South Kensington gardeners challenge housing project — and win a conversation
Asociación Puertorriqueños en Marcha is partnering with Scannapieco Development Corporation on the mixed-income development.
South Kensington residents halted an attempt to rezone empty lots, currently being used as gardens, for housing and to increase density in the formerly industrial area now home to a growing residential population.
The effort to rezone the block of North American Street, and create two zoning overlays that would allow for a mixed-income housing development, was put on hold after longtime residents and members of a community garden said they had no input on the process. It will proceed after a community engagement process.
Councilwoman María Quiñones-Sánchez, who introduced the two City Council remapping bills, recognized the lack of a public engagement process at a hearing before the council’s Committee of Rules on Wednesday, attributing it to the coronavirus pandemic.

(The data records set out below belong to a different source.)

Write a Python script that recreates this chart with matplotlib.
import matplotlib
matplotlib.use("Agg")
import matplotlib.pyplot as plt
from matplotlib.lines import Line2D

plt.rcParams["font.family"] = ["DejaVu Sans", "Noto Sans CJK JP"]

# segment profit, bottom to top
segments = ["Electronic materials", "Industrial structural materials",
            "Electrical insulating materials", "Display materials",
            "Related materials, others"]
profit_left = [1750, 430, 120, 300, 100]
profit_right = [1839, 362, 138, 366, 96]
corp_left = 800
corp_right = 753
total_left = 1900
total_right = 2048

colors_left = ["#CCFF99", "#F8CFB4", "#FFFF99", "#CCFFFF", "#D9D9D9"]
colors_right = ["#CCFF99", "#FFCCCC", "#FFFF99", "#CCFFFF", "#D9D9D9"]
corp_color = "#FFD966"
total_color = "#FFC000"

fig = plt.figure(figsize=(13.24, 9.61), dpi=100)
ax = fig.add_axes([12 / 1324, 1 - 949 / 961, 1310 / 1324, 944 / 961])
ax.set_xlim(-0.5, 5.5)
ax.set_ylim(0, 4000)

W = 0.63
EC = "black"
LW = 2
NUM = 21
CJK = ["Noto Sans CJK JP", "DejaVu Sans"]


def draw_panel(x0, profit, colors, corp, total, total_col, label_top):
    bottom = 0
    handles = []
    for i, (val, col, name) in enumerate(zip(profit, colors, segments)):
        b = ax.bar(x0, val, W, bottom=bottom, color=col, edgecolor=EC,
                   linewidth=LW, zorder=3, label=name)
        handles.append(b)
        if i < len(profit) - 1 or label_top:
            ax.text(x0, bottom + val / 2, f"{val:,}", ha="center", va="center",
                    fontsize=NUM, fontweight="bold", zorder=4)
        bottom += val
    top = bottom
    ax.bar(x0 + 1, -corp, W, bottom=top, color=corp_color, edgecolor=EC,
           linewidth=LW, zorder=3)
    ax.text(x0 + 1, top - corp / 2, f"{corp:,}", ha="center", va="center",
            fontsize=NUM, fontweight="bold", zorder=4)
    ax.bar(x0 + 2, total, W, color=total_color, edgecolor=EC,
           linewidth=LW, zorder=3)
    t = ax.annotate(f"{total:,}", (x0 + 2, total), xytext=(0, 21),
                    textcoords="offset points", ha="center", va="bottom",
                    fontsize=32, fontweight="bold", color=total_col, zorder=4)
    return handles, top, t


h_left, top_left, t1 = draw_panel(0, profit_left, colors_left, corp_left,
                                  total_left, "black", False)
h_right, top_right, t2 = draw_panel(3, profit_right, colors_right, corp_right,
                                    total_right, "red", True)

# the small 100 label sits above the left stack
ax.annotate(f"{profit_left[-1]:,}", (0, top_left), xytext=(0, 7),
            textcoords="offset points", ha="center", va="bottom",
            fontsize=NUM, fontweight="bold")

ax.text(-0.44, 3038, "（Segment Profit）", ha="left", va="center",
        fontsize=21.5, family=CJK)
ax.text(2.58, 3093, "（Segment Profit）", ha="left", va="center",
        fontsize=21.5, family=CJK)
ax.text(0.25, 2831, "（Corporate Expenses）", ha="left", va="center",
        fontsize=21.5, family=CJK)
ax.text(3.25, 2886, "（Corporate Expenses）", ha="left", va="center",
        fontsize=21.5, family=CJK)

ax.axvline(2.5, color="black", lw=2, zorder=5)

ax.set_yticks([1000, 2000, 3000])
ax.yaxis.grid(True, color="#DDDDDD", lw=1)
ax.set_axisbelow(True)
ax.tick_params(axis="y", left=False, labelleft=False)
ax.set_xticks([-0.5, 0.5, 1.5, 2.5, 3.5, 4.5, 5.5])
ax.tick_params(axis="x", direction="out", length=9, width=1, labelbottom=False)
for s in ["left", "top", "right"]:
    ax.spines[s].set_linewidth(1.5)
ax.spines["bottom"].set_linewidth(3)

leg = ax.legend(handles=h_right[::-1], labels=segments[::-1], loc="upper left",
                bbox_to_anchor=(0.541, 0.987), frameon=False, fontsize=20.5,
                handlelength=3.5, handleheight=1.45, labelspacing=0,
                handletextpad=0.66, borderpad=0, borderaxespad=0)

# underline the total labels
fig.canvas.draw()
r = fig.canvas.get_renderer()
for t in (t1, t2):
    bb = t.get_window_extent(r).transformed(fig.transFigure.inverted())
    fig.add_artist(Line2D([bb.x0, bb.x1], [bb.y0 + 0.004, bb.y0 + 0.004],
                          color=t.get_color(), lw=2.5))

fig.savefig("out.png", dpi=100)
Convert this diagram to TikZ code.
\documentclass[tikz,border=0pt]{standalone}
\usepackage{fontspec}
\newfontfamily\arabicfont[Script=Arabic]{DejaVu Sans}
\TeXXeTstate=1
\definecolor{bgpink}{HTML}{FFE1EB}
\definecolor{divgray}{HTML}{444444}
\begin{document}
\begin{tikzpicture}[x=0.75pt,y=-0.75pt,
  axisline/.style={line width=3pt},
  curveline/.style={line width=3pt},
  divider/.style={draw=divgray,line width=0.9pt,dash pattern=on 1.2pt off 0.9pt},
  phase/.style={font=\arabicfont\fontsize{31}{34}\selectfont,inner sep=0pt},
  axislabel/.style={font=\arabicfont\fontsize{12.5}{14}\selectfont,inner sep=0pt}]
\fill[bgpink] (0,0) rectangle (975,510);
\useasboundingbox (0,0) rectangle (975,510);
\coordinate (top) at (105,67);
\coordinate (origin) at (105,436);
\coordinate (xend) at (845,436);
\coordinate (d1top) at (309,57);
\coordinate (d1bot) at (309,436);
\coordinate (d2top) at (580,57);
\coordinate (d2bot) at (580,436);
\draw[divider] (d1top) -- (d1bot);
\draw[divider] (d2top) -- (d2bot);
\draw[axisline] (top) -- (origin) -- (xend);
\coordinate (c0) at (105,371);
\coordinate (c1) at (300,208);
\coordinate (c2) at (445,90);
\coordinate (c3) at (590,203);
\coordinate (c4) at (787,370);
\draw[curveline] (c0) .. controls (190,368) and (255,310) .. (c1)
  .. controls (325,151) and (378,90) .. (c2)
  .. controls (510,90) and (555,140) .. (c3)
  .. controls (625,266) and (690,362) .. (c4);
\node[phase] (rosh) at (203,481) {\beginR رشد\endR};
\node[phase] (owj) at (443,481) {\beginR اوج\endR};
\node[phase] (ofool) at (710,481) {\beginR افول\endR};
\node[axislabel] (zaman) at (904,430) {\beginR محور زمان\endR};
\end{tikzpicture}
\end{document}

But she said bringing the bills to council before the process could happen was the only way to guarantee affordable housing in her district, which is seeing growing pressure from developers trying to build there before the 10-year tax abatement is reduced.
“Pre-COVID and then post-COVID, the world has changed. How we do public engagement is complex, but we’re committed to a process,” said Quiñones-Sánchez. “But with the potential for thousands of new units coming to the 7th councilmanic district, I feel compelled to put together and propose what is the most aggressive, most aggressive mandatory affordable requirement that we have on the books in the city of Philadelphia.”
The rezoning would enable development built by Asociación Puertorriqueños en Marcha, or APM, in partnership with Scannapieco Development Corporation, known for its luxury condo buildings in the city. One of the projects — a 200-feet-high building on the block bounded by Norris Street, American Street, Berks Street, and 3rd Street — will require 20% of affordable units. The other, about 40 rowhomes to go up on vacant lots currently in Land Bank control, requires that 51% of the units be sold to persons earning between 61 and 120% of area median income.
Some longtime residents of the mostly working-class Puerto Rican and African American neighborhood have opposed the project since they found out about it three months ago, when the Land Bank was ready to lease those lots to APM.
Neighbors who had been using those vacant lots as gardens and patios for decades cried foul when the city took steps to seize the land without a public process. Which is why, in March, the Land Bank board decided to postpone the decision of putting the lots in the hands of APM, until proper community engagement had happened.
Then COVID-19 struck and the community meetings never happened. This week, members of the César Andreu Iglesias Community Garden heard about the two bills going before the city’s Planning Commission on Tuesday, and City Council on Wednesday.
“You need to start worrying about the people who live in this neighborhood, not the people who come from out of town to live in the neighborhood because it’s the hot spot to be in,” said Anthony Patrick, a member of the garden who has lived in the neighborhood his whole life, Tuesday at the Planning Commission hearing.
Patrick argued that allowing condos on the North American corridor does not benefit a community that desperately needs more jobs, not higher-rent living options. He said that the affordable units proposed are not accessible for those who live in the area now.
“Y’all need to create jobs here. Y’all need to make sure that it’s affordable housing around here,” he said.
After an hour of discussion, the commissioners unanimously decided to delay the approval of the bills for 45 days, to allow for further community engagement. They said changing the zoning of a corridor for one particular development seemed problematic, and that the project lacked specifications regarding its affordable housing component.
“To have a big building and call out a couple of places [for affordable rents] makes me nervous, because the people we see in a lot of neighborhoods that are changing are pretty much pushed out rather than included, folks who either have family who have lived there for years or want to stay there,” said Patrick J. Eiding, a member of the Planning Commission and president of the Philadelphia Council AFL-CIO.
On Wednesday, nevertheless, the City Council committee unanimously approved the amendments to the zoning map and moved the bills out of commission with a favorable recommendation to be read on next council session. The Land Bank’s executive director, Angel Rodríguez, committed to a community engagement process and to keep some of the vacant lots as gardens.
But the bills won’t be able to be voted on until September, according to director of Planning and Development Anne Fadullon, if the Planning Commission approves of the zoning change.